Submitted by rebecca on March 25, 2014 – 11:57 amNo Comment

SCIENCE STANDARDS

Wyoming school board stuck over next science move

(Information in the following story is from: Wyoming Tribune Eagle, http://www.wyomingnews.com)

CHEYENNE, Wyo. (AP) — The State Board of Education is divided on what to do now that lawmakers have tried to block them from adopting new national science standards for Wyoming’s schools.

A footnote to the upcoming state budget cut off funding for the board to review or use the Next Generation Science Standards.

The Wyoming Tribune Eagle reports that the board met Monday to decide how to proceed. By just one vote, members voted against putting aside their work on those standards and seeking a new set of standards. Members said restarting the process would delay the adoption of new science standards.
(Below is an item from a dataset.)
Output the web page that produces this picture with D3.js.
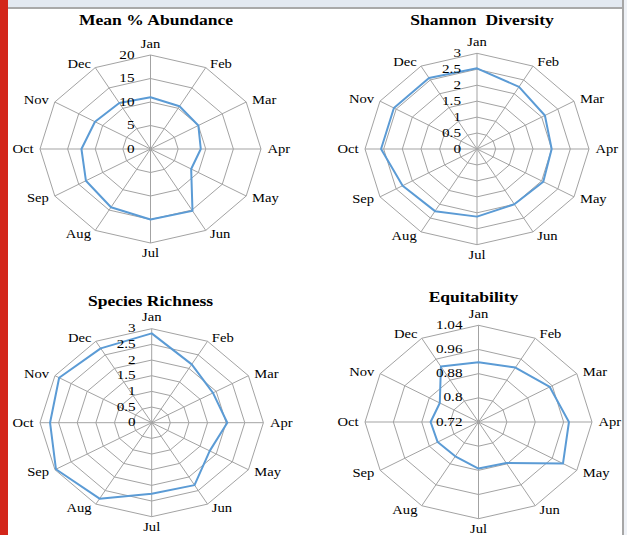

Rep. Matt Teeters of Lingle introduced the amendment cutting off funding for the new standards, partly because he said they treated human-caused climate change as “settled fact.”

BLACK HILLS PLANT

Black Hills Corp. closes coal-fired power plant

(Information in the following story is from: Casper (Wyo.) Star-Tribune, http://www.trib.com)

CASPER, Wyo. (AP) — Black Hills Corp. has closed down a coal-fired power plant outside Gillette, a move the company says is in response to recent federal emissions regulations.

Black Hills Corp. last week closed the 22-megawatt Neil Simpson 1 plant. The company is building a 132-megawatt natural gas plant in Cheyenne.

The Casper Star-Tribune reports the closure of the coal-fired plant follows the recent trend that has seen utilities nationwide move away from older coal-fired facilities in favor of new natural gas powered plants.

Black Hills will decommission three coal plants this year, two in Wyoming and one in Colorado. A third coal unit in South Dakota will close next year.

COAL GASIFICATION

Coal gasification hearing Wednesday in Wright

CHEYENNE, Wyo. (AP) — A project that would produce gas by oxidizing an underground coal seam will be the subject of an upcoming public hearing scheduled at the behest of the U.S. Environmental Protection Agency.

Linc Energy wants state and federal environmental regulators to reclassify 80 acres of the Fort Union Aquifer so the company’s coal gasification project near Wright can move ahead.

The Wyoming Department of Environmental Quality was preparing to grant the request before the EPA said the state agency needed to hold a public hearing and take public comments on the proposal.

The hearing is set for 4-7 p.m. Wednesday at the public library in Wright.

Linc proposes to pump air underground to oxidize 1,000-2,000 tons of coal and produce gases including methane. Company officials didn’t return messages Monday seeking comment.

HEROIN CHARGE

Laramie man gets prison in heroin death of friend

CHEYENNE, Wyo. (AP) — A federal judge has sentenced a Laramie man to five years in prison for providing heroin that resulted in another man’s fatal overdose last spring.

U.S. District Judge Alan B. Johnson of Cheyenne sentenced 25-year-old Kyle Adams on Friday.

Johnson accepted Adams’ guilty plea to providing the heroin that resulted in the April 2013 death 25-year-old Kaleb Paul Skog in Laramie. Adams and Skog were roommates and friends.

Defense lawyer David Weiss told Johnson that Adams earlier had become addicted to prescription painkillers. Weiss said Adams later started buying heroin in Denver.

Johnson said Skog had lived with pain from cystic fibrosis and other issues. Skog was an honors graduate from the University of Wyoming.

Johnson said he hopes others will heed the warning that heroin took Skog’s life.